begin INFORMATION SUPPLIED

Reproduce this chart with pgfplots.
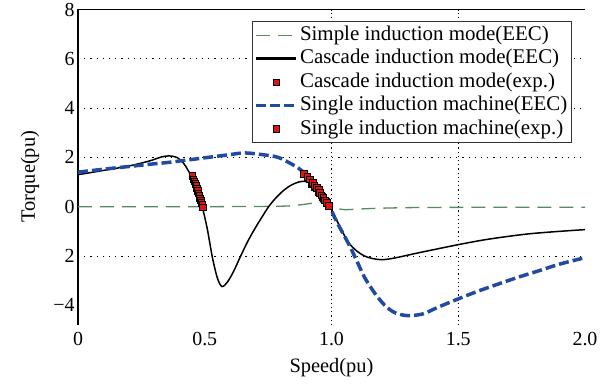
\documentclass[border=0pt]{standalone}
\usepackage{pgfplots}
\pgfplotsset{compat=1.18}
\usepackage{fontspec}
\setmainfont{Liberation Serif}
\definecolor{blueC}{RGB}{33,75,160}
\definecolor{greenC}{RGB}{85,140,95}
\definecolor{redC}{RGB}{220,20,20}
\pgfplotsset{
  lineleg/.style={legend image code/.code={\draw[##1] (0bp,0bp) -- (40bp,0bp);}},
  thickleg/.style={legend image code/.code={\draw[##1, line width=3bp] (0bp,0bp) -- (40bp,0bp);}},
  markleg/.style={legend image code/.code={\draw[##1] plot coordinates {(20bp,0bp)};}},
}
\begin{document}
\begin{tikzpicture}
\begin{axis}[name=ax, at={(0,0)}, anchor=south west,
  scale only axis, width=507bp, height=315.5bp,
  xmin=0, xmax=2, ymin=-4.8, ymax=8,
  clip=false,
  axis line style={draw=none},
  xtick={0,0.5,1,1.5,2}, xticklabels={0,0.5,1.0,1.5,2.0},
  ytick={-4,-2,0,2,4,6,8}, yticklabels={−4,2,0,2,4,6,8},
  major tick length=0pt,
  tick label style={font=\fontsize{20}{22}\selectfont},
  xticklabel style={yshift=-4bp},
  /pgf/number format/assume math mode=true,
  xlabel={Speed(pu)}, ylabel={Torque(pu)},
  label style={font=\fontsize{20.5}{22}\selectfont},
  xlabel style={at={(axis description cs:0.5,0)}, anchor=center, yshift=-43bp},
  ylabel style={at={(axis description cs:0,0.47)}, anchor=center, yshift=48bp},
  legend style={at={(0.974,0.9636)}, anchor=north east, draw=black!80, line width=1bp,
    fill=white, font=\fontsize{21}{24}\selectfont, inner sep=2bp, row sep=0bp,
    cells={anchor=west}, nodes={text height=15bp, text depth=4.5bp, inner ysep=2bp, inner xsep=2bp}},
]
% grid
\draw[black, line width=0.9bp, dash pattern=on 1.2bp off 5bp] (axis cs:0,6) -- (axis cs:2,6);
\draw[black, line width=0.9bp, dash pattern=on 1.2bp off 5bp] (axis cs:0,4) -- (axis cs:2,4);
\draw[black, line width=0.9bp, dash pattern=on 1.2bp off 5bp] (axis cs:0,2) -- (axis cs:2,2);
\draw[black, line width=0.9bp, dash pattern=on 1.2bp off 5bp] (axis cs:0,-2) -- (axis cs:2,-2);
\draw[black, line width=0.9bp, dash pattern=on 1.2bp off 3bp] (axis cs:1,-4.8) -- (axis cs:1,8);
\draw[black, line width=0.9bp, dash pattern=on 1.2bp off 3bp] (axis cs:1.5,-4.8) -- (axis cs:1.5,8);
\draw[black, line width=1.1bp] (rel axis cs:0,0) -- (rel axis cs:0,1) -- (rel axis cs:1,1);

\addplot[greenC, line width=1.3bp, dash pattern=on 14bp off 8bp, smooth, lineleg]
  coordinates {(0,0) (0.5,0) (0.8,0.02) (0.88,0.08) (0.93,0.15) (0.97,0.2) (1.0,0.15)
  (1.02,-0.05) (1.05,-0.12) (1.1,-0.1) (1.2,-0.06) (1.4,-0.03) (2.0,-0.02)};
\addlegendentry{Simple induction mode(EEC)}

\addplot[black, line width=1.5bp, smooth, thickleg]
  coordinates {(0,1.3) (0.1,1.47) (0.2,1.65) (0.28,1.85) (0.33,2.02) (0.36,2.06) (0.39,2.0)
  (0.415,1.78) (0.43,1.55) (0.444,1.29) (0.46,0.95) (0.475,0.53) (0.49,0.0) (0.51,-0.9)
  (0.53,-2.05) (0.55,-2.9) (0.568,-3.24) (0.59,-3.05) (0.615,-2.6) (0.64,-2.04) (0.67,-1.4)
  (0.70,-0.85) (0.73,-0.35) (0.752,0.0) (0.78,0.35) (0.81,0.65) (0.84,0.87) (0.87,1.0)
  (0.895,1.03) (0.915,0.95) (0.94,0.72) (0.965,0.4) (0.99,0.05) (1.0,-0.1) (1.03,-0.75)
  (1.067,-1.45) (1.1,-1.8) (1.13,-2.0) (1.16,-2.1) (1.2,-2.15) (1.25,-2.08) (1.33,-1.9)
  (1.4,-1.75) (1.5,-1.54) (1.6,-1.35) (1.7,-1.2) (1.79,-1.09) (1.9,-1.0) (2.0,-0.93)};
\addlegendentry{Cascade induction mode(EEC)}

\addplot[only marks, mark=square*, mark size=3.2bp, mark options={fill=redC, draw=black, line width=0.7bp}, markleg]
  coordinates {(0.452,1.25) (0.456,1.12) (0.459,1.03) (0.463,0.93) (0.466,0.84) (0.469,0.74) (0.472,0.64) (0.475,0.53)
  (0.478,0.44) (0.481,0.34) (0.484,0.25) (0.487,0.16) (0.490,0.07) (0.493,-0.02)
  (0.92,0.92) (0.935,0.78) (0.95,0.6) (0.965,0.4) (0.98,0.2)};
\addlegendentry{Cascade induction mode(exp.)}

\addplot[blueC, line width=3.5bp, dash pattern=on 10bp off 4bp, smooth, lineleg]
  coordinates {(0,1.4) (0.1,1.52) (0.2,1.63) (0.3,1.74) (0.36,1.8) (0.49,1.97) (0.59,2.1)
  (0.66,2.18) (0.75,2.08) (0.79,2.0) (0.83,1.8) (0.87,1.56) (0.90,1.29) (0.93,0.9)
  (0.96,0.5) (0.99,0.05) (1.02,-0.6) (1.067,-1.5) (1.1,-2.2) (1.13,-2.86) (1.17,-3.5)
  (1.21,-4.0) (1.25,-4.3) (1.30,-4.42) (1.36,-4.35) (1.42,-4.08) (1.5,-3.74) (1.58,-3.42)
  (1.66,-3.13) (1.74,-2.85) (1.815,-2.61) (1.9,-2.33) (2.0,-2.07)};
\addlegendentry{Single induction machine(EEC)}

\addplot[only marks, mark=square*, mark size=3.4bp, mark options={fill=redC, draw=black, line width=0.7bp}, markleg]
  coordinates {(0.89,1.33) (0.905,1.2) (0.916,1.11) (0.925,0.97) (0.932,0.85) (0.941,0.76) (0.949,0.68) (0.955,0.57) (0.96,0.46) (0.968,0.36) (0.975,0.26) (0.982,0.14) (0.988,0.02)};
\addlegendentry{Single induction machine(exp.)}
\end{axis}
\pgfresetboundingbox
\path[use as bounding box] ([xshift=-78bp,yshift=-60bp]ax.south west) rectangle ([xshift=23bp,yshift=9.5bp]ax.north east);
\end{tikzpicture}
\end{document}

end INFORMATION SUPPLIED

Print the whole listing above once more, word for word, without its pictures.

▸ **ANSWER TO THIS TASK**
Reproduce this chart with pgfplots.
\documentclass[border=0pt]{standalone}
\usepackage{pgfplots}
\pgfplotsset{compat=1.18}
\usepackage{fontspec}
\setmainfont{Liberation Serif}
\definecolor{blueC}{RGB}{33,75,160}
\definecolor{greenC}{RGB}{85,140,95}
\definecolor{redC}{RGB}{220,20,20}
\pgfplotsset{
  lineleg/.style={legend image code/.code={\draw[##1] (0bp,0bp) -- (40bp,0bp);}},
  thickleg/.style={legend image code/.code={\draw[##1, line width=3bp] (0bp,0bp) -- (40bp,0bp);}},
  markleg/.style={legend image code/.code={\draw[##1] plot coordinates {(20bp,0bp)};}},
}
\begin{document}
\begin{tikzpicture}
\begin{axis}[name=ax, at={(0,0)}, anchor=south west,
  scale only axis, width=507bp, height=315.5bp,
  xmin=0, xmax=2, ymin=-4.8, ymax=8,
  clip=false,
  axis line style={draw=none},
  xtick={0,0.5,1,1.5,2}, xticklabels={0,0.5,1.0,1.5,2.0},
  ytick={-4,-2,0,2,4,6,8}, yticklabels={−4,2,0,2,4,6,8},
  major tick length=0pt,
  tick label style={font=\fontsize{20}{22}\selectfont},
  xticklabel style={yshift=-4bp},
  /pgf/number format/assume math mode=true,
  xlabel={Speed(pu)}, ylabel={Torque(pu)},
  label style={font=\fontsize{20.5}{22}\selectfont},
  xlabel style={at={(axis description cs:0.5,0)}, anchor=center, yshift=-43bp},
  ylabel style={at={(axis description cs:0,0.47)}, anchor=center, yshift=48bp},
  legend style={at={(0.974,0.9636)}, anchor=north east, draw=black!80, line width=1bp,
    fill=white, font=\fontsize{21}{24}\selectfont, inner sep=2bp, row sep=0bp,
    cells={anchor=west}, nodes={text height=15bp, text depth=4.5bp, inner ysep=2bp, inner xsep=2bp}},
]
% grid
\draw[black, line width=0.9bp, dash pattern=on 1.2bp off 5bp] (axis cs:0,6) -- (axis cs:2,6);
\draw[black, line width=0.9bp, dash pattern=on 1.2bp off 5bp] (axis cs:0,4) -- (axis cs:2,4);
\draw[black, line width=0.9bp, dash pattern=on 1.2bp off 5bp] (axis cs:0,2) -- (axis cs:2,2);
\draw[black, line width=0.9bp, dash pattern=on 1.2bp off 5bp] (axis cs:0,-2) -- (axis cs:2,-2);
\draw[black, line width=0.9bp, dash pattern=on 1.2bp off 3bp] (axis cs:1,-4.8) -- (axis cs:1,8);
\draw[black, line width=0.9bp, dash pattern=on 1.2bp off 3bp] (axis cs:1.5,-4.8) -- (axis cs:1.5,8);
\draw[black, line width=1.1bp] (rel axis cs:0,0) -- (rel axis cs:0,1) -- (rel axis cs:1,1);

\addplot[greenC, line width=1.3bp, dash pattern=on 14bp off 8bp, smooth, lineleg]
  coordinates {(0,0) (0.5,0) (0.8,0.02) (0.88,0.08) (0.93,0.15) (0.97,0.2) (1.0,0.15)
  (1.02,-0.05) (1.05,-0.12) (1.1,-0.1) (1.2,-0.06) (1.4,-0.03) (2.0,-0.02)};
\addlegendentry{Simple induction mode(EEC)}

\addplot[black, line width=1.5bp, smooth, thickleg]
  coordinates {(0,1.3) (0.1,1.47) (0.2,1.65) (0.28,1.85) (0.33,2.02) (0.36,2.06) (0.39,2.0)
  (0.415,1.78) (0.43,1.55) (0.444,1.29) (0.46,0.95) (0.475,0.53) (0.49,0.0) (0.51,-0.9)
  (0.53,-2.05) (0.55,-2.9) (0.568,-3.24) (0.59,-3.05) (0.615,-2.6) (0.64,-2.04) (0.67,-1.4)
  (0.70,-0.85) (0.73,-0.35) (0.752,0.0) (0.78,0.35) (0.81,0.65) (0.84,0.87) (0.87,1.0)
  (0.895,1.03) (0.915,0.95) (0.94,0.72) (0.965,0.4) (0.99,0.05) (1.0,-0.1) (1.03,-0.75)
  (1.067,-1.45) (1.1,-1.8) (1.13,-2.0) (1.16,-2.1) (1.2,-2.15) (1.25,-2.08) (1.33,-1.9)
  (1.4,-1.75) (1.5,-1.54) (1.6,-1.35) (1.7,-1.2) (1.79,-1.09) (1.9,-1.0) (2.0,-0.93)};
\addlegendentry{Cascade induction mode(EEC)}

\addplot[only marks, mark=square*, mark size=3.2bp, mark options={fill=redC, draw=black, line width=0.7bp}, markleg]
  coordinates {(0.452,1.25) (0.456,1.12) (0.459,1.03) (0.463,0.93) (0.466,0.84) (0.469,0.74) (0.472,0.64) (0.475,0.53)
  (0.478,0.44) (0.481,0.34) (0.484,0.25) (0.487,0.16) (0.490,0.07) (0.493,-0.02)
  (0.92,0.92) (0.935,0.78) (0.95,0.6) (0.965,0.4) (0.98,0.2)};
\addlegendentry{Cascade induction mode(exp.)}

\addplot[blueC, line width=3.5bp, dash pattern=on 10bp off 4bp, smooth, lineleg]
  coordinates {(0,1.4) (0.1,1.52) (0.2,1.63) (0.3,1.74) (0.36,1.8) (0.49,1.97) (0.59,2.1)
  (0.66,2.18) (0.75,2.08) (0.79,2.0) (0.83,1.8) (0.87,1.56) (0.90,1.29) (0.93,0.9)
  (0.96,0.5) (0.99,0.05) (1.02,-0.6) (1.067,-1.5) (1.1,-2.2) (1.13,-2.86) (1.17,-3.5)
  (1.21,-4.0) (1.25,-4.3) (1.30,-4.42) (1.36,-4.35) (1.42,-4.08) (1.5,-3.74) (1.58,-3.42)
  (1.66,-3.13) (1.74,-2.85) (1.815,-2.61) (1.9,-2.33) (2.0,-2.07)};
\addlegendentry{Single induction machine(EEC)}

\addplot[only marks, mark=square*, mark size=3.4bp, mark options={fill=redC, draw=black, line width=0.7bp}, markleg]
  coordinates {(0.89,1.33) (0.905,1.2) (0.916,1.11) (0.925,0.97) (0.932,0.85) (0.941,0.76) (0.949,0.68) (0.955,0.57) (0.96,0.46) (0.968,0.36) (0.975,0.26) (0.982,0.14) (0.988,0.02)};
\addlegendentry{Single induction machine(exp.)}
\end{axis}
\pgfresetboundingbox
\path[use as bounding box] ([xshift=-78bp,yshift=-60bp]ax.south west) rectangle ([xshift=23bp,yshift=9.5bp]ax.north east);
\end{tikzpicture}
\end{document}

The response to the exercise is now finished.